CAQ :Customer AcQuisition.

CAC Pack

Patrick O’Shaughnessy asked about clever customer acquisitions. The replies are pretty good.

In college, I played ultimate frisbee. Recruiting was kind of difficult. The traditional method was to buy card stock table tents and litter the dorm eateries. That seemed cluttered to me. I took our marketing money and subsidized t-shirts to $5 each. One guy on the team bought four. Did they work? Who knows. Was it better than table tents? For sure.

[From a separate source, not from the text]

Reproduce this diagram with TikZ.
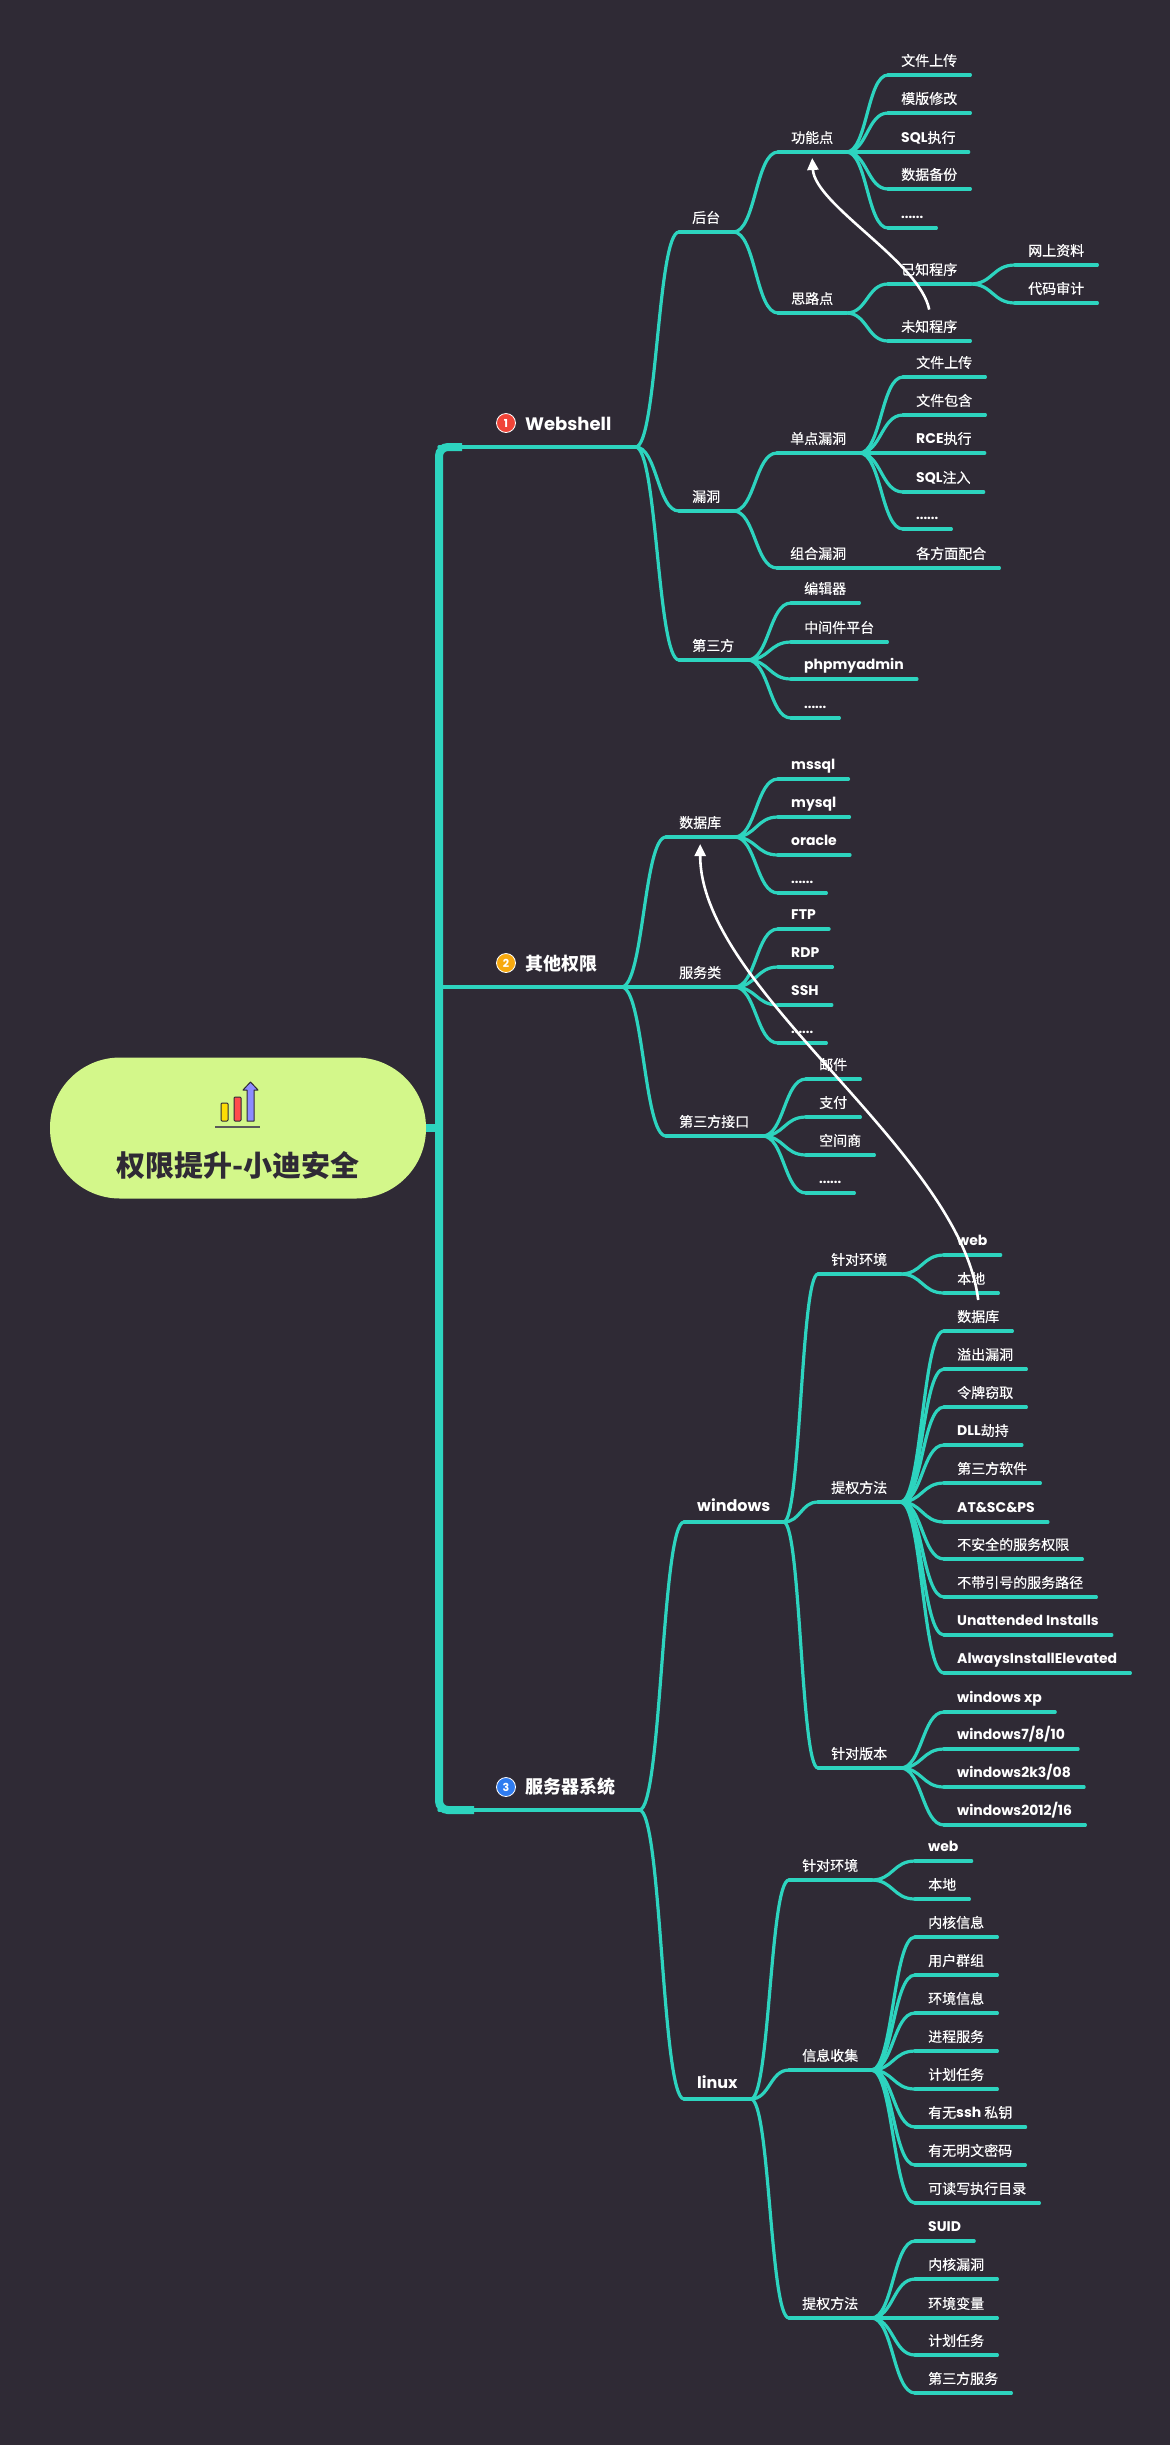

Customer Acquisition (Costs) strategies are not so easy to organize. Marketing? Samples? Scrolling through replies I settled on five. The whole stories are in podcast form: Overcast, iTunes.

The highlights:

  1. McDonald’s Kid Meals were created in Guatemala by a struggling franchise. The thinking was: kids eat less and different food. The Happy Meal was created in Chicago when an advertiser Bob Bernstein watched his son eat cereal for breakfast and read the box.
  2. AOL discs were everywhere because AOL had previously sent boxes to homes and saw a staggering conversion. At the time people had computers, but not software the getting people to try AOL was like a lot of other consumer products. Steve Case had worked at P&G and gotten shampoo distributed the same ways. (At one point AOL was half of worldwide CD manufacturing).
  3. “PS I love you, get your free e-mail at Hotmail.” was the original email signature. VC Tim Draper was an ’84 Harvard MBA and studied Tupperware. The I love you was dropped and the line worked.
  4. Netflix used coupons in DVD players in 2000-2002, a lollapalooza of technology, selection, and customer demand.
  5. When Rich Barton launched Expedia he asked Bill Gates for millions to buy TV ads and Gates said ‘Yes’. When Barton launched Zillow he asked Bill Gurley for millions to buy TV ads and Gurley said ‘No’. The difference was the business model. What might work instead? The Zestimate.

The theme across these is that a business disrupted an incumbent (or itself) by taking something that worked in one area and applied it to another. The cleverer the angle, the less the financial cost.